R. - Sim, valeu a pena, não tenho dúvidas nenhumas.

P. - Que mais o desgosta em todo este processo?  
R. - A forma como correu a descolonização.

P. - Acha que podia ser feita de outra forma?  
R. - A partir de certa altura, não. A situação em Portugal era de tal forma anárquica, em todos os aspectos, até nas Forças Armadas, que não se podia fazer de outra maneira. Se o MFA não pretendesse conduzir aquelas transformações profundas na sociedade portuguesa, da forma como o fez, e a caminho de um certo modelo, talvez se pudesse fazer a descolonização de outra maneira. Acho que a descolonização foi muito má.

P. - E as injustiças que se têm cometido aos militares de Abril?  
R. - Penso que há algumas. E deviam ser corrigidas. Parece-me, no entanto, que não são tantas como os órgãos de comunicação social nos apresentaram, mas há, de facto, injustiças.

P. - Dê-me um só exemplo de injustiça.  
R. - O brigadeiro Pezarat Correia não é general, por motivos políticos.

P. - E qual é a sua opinião sobre Salgueiro Maia?  
R. - É das melhores, achei-o um homem extraordinário. Não tive relações de amizade com ele, mas tenho uma grande consideração e respeito por ele, pela sua coragem, determinação e dignidade.

P. - Qual é o político com quem, neste momento, se identifica?  
R. - Com nenhum.
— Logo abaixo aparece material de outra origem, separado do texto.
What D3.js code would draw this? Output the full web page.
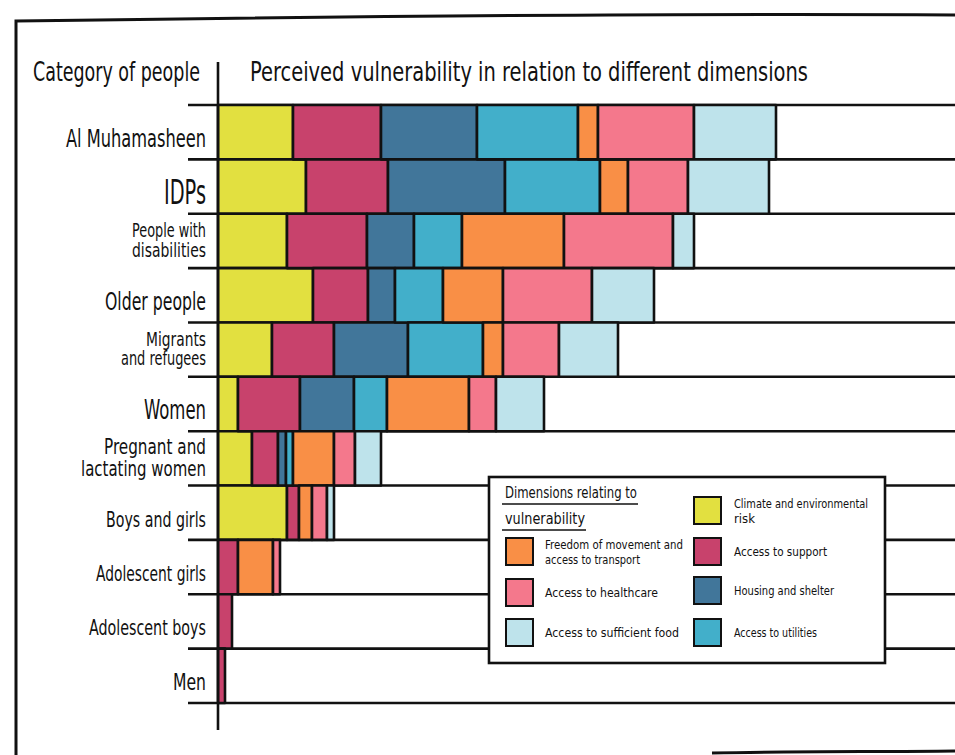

Mas tinha grande admiração pelo dr. Sá Carneiro. Achava-o um grande estadista.

(Observo, de novo, a fotografia destes dois militares que dialogam no Largo do Carmo, onde o destino português ficou assente. Nenhum deles sabe que está a delimitar uma época. Nenhum deles procura a fama. Nenhum deles aspira ao pedestal. Foi no dia em que a História não teve falta de comparência moral. Foi no dia em que o sinal verde esteve permanentemente aberto, para cumprir as direcções de todas as nossas esperanças e indicar o caminho de todos os nossos sonhos. Parte substancial do que escrevo, porventura a parte mais nova ou mais remoçada, é tributária desse dia. Perdoem esta nota pessoal: foi no dia em que deixei de escrever baixinho. Observo a fotografia destes dois militares, e revejo o momento em que a extensão da palavra liberdade estava à altura dos homens e readquiria a grandeza de um nome: Portugal. Num dia de visão, de júbilo e de espanto.)